▶ WHAT TO PRODUCE
Return all of the data exactly as written, without the pictures.

▶ SOURCE DATA
---
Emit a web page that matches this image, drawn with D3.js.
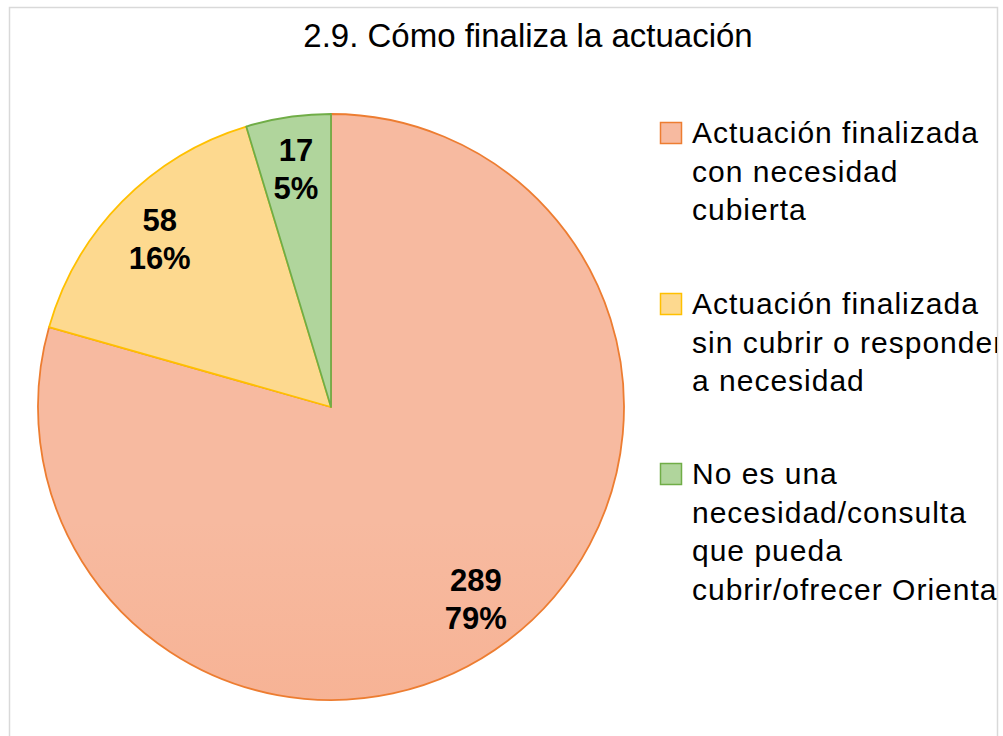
<!DOCTYPE html>
<html>
  <head>
    <meta charset="utf-8">
    <script src="https://cdnjs.cloudflare.com/ajax/libs/d3/7.8.5/d3.min.js"></script>
    <style type="text/css">
      body {
        margin: 0;
        padding: 0;
        background: #fff;
      }
      text {
        font-family: "Liberation Sans", Arial, sans-serif;
      }
    </style>
  </head>
  <body>
    <div id="chart"></div>
    <script type="text/javascript">
    const title = '2.9. Cómo finaliza la actuación';
    const categories = [
      ['Actuación finalizada', 'con necesidad', 'cubierta'],
      ['Actuación finalizada', 'sin cubrir o responder', 'a necesidad'],
      ['No es una', 'necesidad/consulta', 'que pueda', 'cubrir/ofrecer Orienta']
    ];
    const values = [289, 58, 17];
    const percents = ['79%', '16%', '5%'];
    const fillTop = ['#f7baa0', '#fdd98f', '#b0d59c'];
    const fillBottom = ['#f6a37d', '#fdd178', '#a2cc87'];
    const strokes = ['#ed7d31', '#ffc000', '#70ad47'];

    const width = 1003, height = 736;
    const cx = 331, cy = 407, radius = 293;

    const svg = d3.select('#chart')
      .append('svg')
      .attr('width', width)
      .attr('height', height);

    const defs = svg.append('defs');
    defs.append('clipPath')
      .attr('id', 'area')
      .append('rect')
      .attr('x', 9).attr('y', 7)
      .attr('width', 988).attr('height', 740);

    values.forEach((v, i) => {
      const g = defs.append('linearGradient')
        .attr('id', `grad${i}`)
        .attr('gradientUnits', 'userSpaceOnUse')
        .attr('x1', 0).attr('x2', 0)
        .attr('y1', cy - radius).attr('y2', cy + radius);
      g.append('stop').attr('offset', '0%').attr('stop-color', fillTop[i]);
      g.append('stop').attr('offset', '100%').attr('stop-color', fillBottom[i]);
    });

    // chart frame
    svg.append('rect')
      .attr('x', 9.5).attr('y', 7.5)
      .attr('width', 988).attr('height', 740)
      .attr('fill', '#fff')
      .attr('stroke', '#d9d9d9')
      .attr('stroke-width', 1.5);

    const root = svg.append('g').attr('clip-path', 'url(#area)');

    root.append('text')
      .attr('x', 528)
      .attr('y', 47)
      .attr('text-anchor', 'middle')
      .attr('font-size', 33)
      .attr('fill', '#000')
      .text(title);

    const pie = d3.pie().sort(null).value(d => d);
    const arcs = pie(values);
    const arc = d3.arc().innerRadius(0).outerRadius(radius);
    const labelArc = d3.arc().innerRadius(radius * 0.82).outerRadius(radius * 0.82);

    const pieG = root.append('g').attr('transform', `translate(${cx},${cy})`);

    pieG.selectAll('.slice')
      .data(arcs)
      .enter()
      .append('path')
      .attr('class', 'slice')
      .attr('d', arc)
      .attr('fill', (d, i) => `url(#grad${i})`)
      .attr('stroke', (d, i) => strokes[i])
      .attr('stroke-width', 1.8)
      .attr('stroke-linejoin', 'round');

    const labels = pieG.selectAll('.label')
      .data(arcs)
      .enter()
      .append('text')
      .attr('class', 'label')
      .attr('transform', d => `translate(${labelArc.centroid(d)})`)
      .attr('text-anchor', 'middle')
      .attr('font-size', 31)
      .attr('font-weight', 'bold')
      .attr('fill', '#000');
    labels.append('tspan')
      .attr('x', 0)
      .attr('y', -8)
      .text(d => d.value);
    labels.append('tspan')
      .attr('x', 0)
      .attr('y', 30)
      .text((d, i) => percents[i]);

    // legend
    const legendTop = [122, 293, 463];
    const legend = root.selectAll('.legend')
      .data(categories)
      .enter()
      .append('g')
      .attr('class', 'legend')
      .attr('transform', (d, i) => `translate(660,${legendTop[i]})`);

    legend.append('rect')
      .attr('x', 0.5).attr('y', 0.5)
      .attr('width', 21).attr('height', 21)
      .attr('fill', (d, i) => `url(#grad${i})`)
      .attr('stroke', (d, i) => strokes[i])
      .attr('stroke-width', 1.5);

    legend.each(function (lines) {
      const t = d3.select(this).append('text')
        .attr('font-size', 30)
        .attr('letter-spacing', 1)
        .attr('fill', '#000');
      lines.forEach((line, j) => {
        t.append('tspan')
          .attr('x', 32)
          .attr('y', 21 + j * 38.7)
          .text(line);
      });
    });
    </script>
  </body>
</html>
---
▶ ANSWER TO THE TASK
Emit a web page that matches this image, drawn with D3.js.
<!DOCTYPE html>
<html>
  <head>
    <meta charset="utf-8">
    <script src="https://cdnjs.cloudflare.com/ajax/libs/d3/7.8.5/d3.min.js"></script>
    <style type="text/css">
      body {
        margin: 0;
        padding: 0;
        background: #fff;
      }
      text {
        font-family: "Liberation Sans", Arial, sans-serif;
      }
    </style>
  </head>
  <body>
    <div id="chart"></div>
    <script type="text/javascript">
    const title = '2.9. Cómo finaliza la actuación';
    const categories = [
      ['Actuación finalizada', 'con necesidad', 'cubierta'],
      ['Actuación finalizada', 'sin cubrir o responder', 'a necesidad'],
      ['No es una', 'necesidad/consulta', 'que pueda', 'cubrir/ofrecer Orienta']
    ];
    const values = [289, 58, 17];
    const percents = ['79%', '16%', '5%'];
    const fillTop = ['#f7baa0', '#fdd98f', '#b0d59c'];
    const fillBottom = ['#f6a37d', '#fdd178', '#a2cc87'];
    const strokes = ['#ed7d31', '#ffc000', '#70ad47'];

    const width = 1003, height = 736;
    const cx = 331, cy = 407, radius = 293;

    const svg = d3.select('#chart')
      .append('svg')
      .attr('width', width)
      .attr('height', height);

    const defs = svg.append('defs');
    defs.append('clipPath')
      .attr('id', 'area')
      .append('rect')
      .attr('x', 9).attr('y', 7)
      .attr('width', 988).attr('height', 740);

    values.forEach((v, i) => {
      const g = defs.append('linearGradient')
        .attr('id', `grad${i}`)
        .attr('gradientUnits', 'userSpaceOnUse')
        .attr('x1', 0).attr('x2', 0)
        .attr('y1', cy - radius).attr('y2', cy + radius);
      g.append('stop').attr('offset', '0%').attr('stop-color', fillTop[i]);
      g.append('stop').attr('offset', '100%').attr('stop-color', fillBottom[i]);
    });

    // chart frame
    svg.append('rect')
      .attr('x', 9.5).attr('y', 7.5)
      .attr('width', 988).attr('height', 740)
      .attr('fill', '#fff')
      .attr('stroke', '#d9d9d9')
      .attr('stroke-width', 1.5);

    const root = svg.append('g').attr('clip-path', 'url(#area)');

    root.append('text')
      .attr('x', 528)
      .attr('y', 47)
      .attr('text-anchor', 'middle')
      .attr('font-size', 33)
      .attr('fill', '#000')
      .text(title);

    const pie = d3.pie().sort(null).value(d => d);
    const arcs = pie(values);
    const arc = d3.arc().innerRadius(0).outerRadius(radius);
    const labelArc = d3.arc().innerRadius(radius * 0.82).outerRadius(radius * 0.82);

    const pieG = root.append('g').attr('transform', `translate(${cx},${cy})`);

    pieG.selectAll('.slice')
      .data(arcs)
      .enter()
      .append('path')
      .attr('class', 'slice')
      .attr('d', arc)
      .attr('fill', (d, i) => `url(#grad${i})`)
      .attr('stroke', (d, i) => strokes[i])
      .attr('stroke-width', 1.8)
      .attr('stroke-linejoin', 'round');

    const labels = pieG.selectAll('.label')
      .data(arcs)
      .enter()
      .append('text')
      .attr('class', 'label')
      .attr('transform', d => `translate(${labelArc.centroid(d)})`)
      .attr('text-anchor', 'middle')
      .attr('font-size', 31)
      .attr('font-weight', 'bold')
      .attr('fill', '#000');
    labels.append('tspan')
      .attr('x', 0)
      .attr('y', -8)
      .text(d => d.value);
    labels.append('tspan')
      .attr('x', 0)
      .attr('y', 30)
      .text((d, i) => percents[i]);

    // legend
    const legendTop = [122, 293, 463];
    const legend = root.selectAll('.legend')
      .data(categories)
      .enter()
      .append('g')
      .attr('class', 'legend')
      .attr('transform', (d, i) => `translate(660,${legendTop[i]})`);

    legend.append('rect')
      .attr('x', 0.5).attr('y', 0.5)
      .attr('width', 21).attr('height', 21)
      .attr('fill', (d, i) => `url(#grad${i})`)
      .attr('stroke', (d, i) => strokes[i])
      .attr('stroke-width', 1.5);

    legend.each(function (lines) {
      const t = d3.select(this).append('text')
        .attr('font-size', 30)
        .attr('letter-spacing', 1)
        .attr('fill', '#000');
      lines.forEach((line, j) => {
        t.append('tspan')
          .attr('x', 32)
          .attr('y', 21 + j * 38.7)
          .text(line);
      });
    });
    </script>
  </body>
</html>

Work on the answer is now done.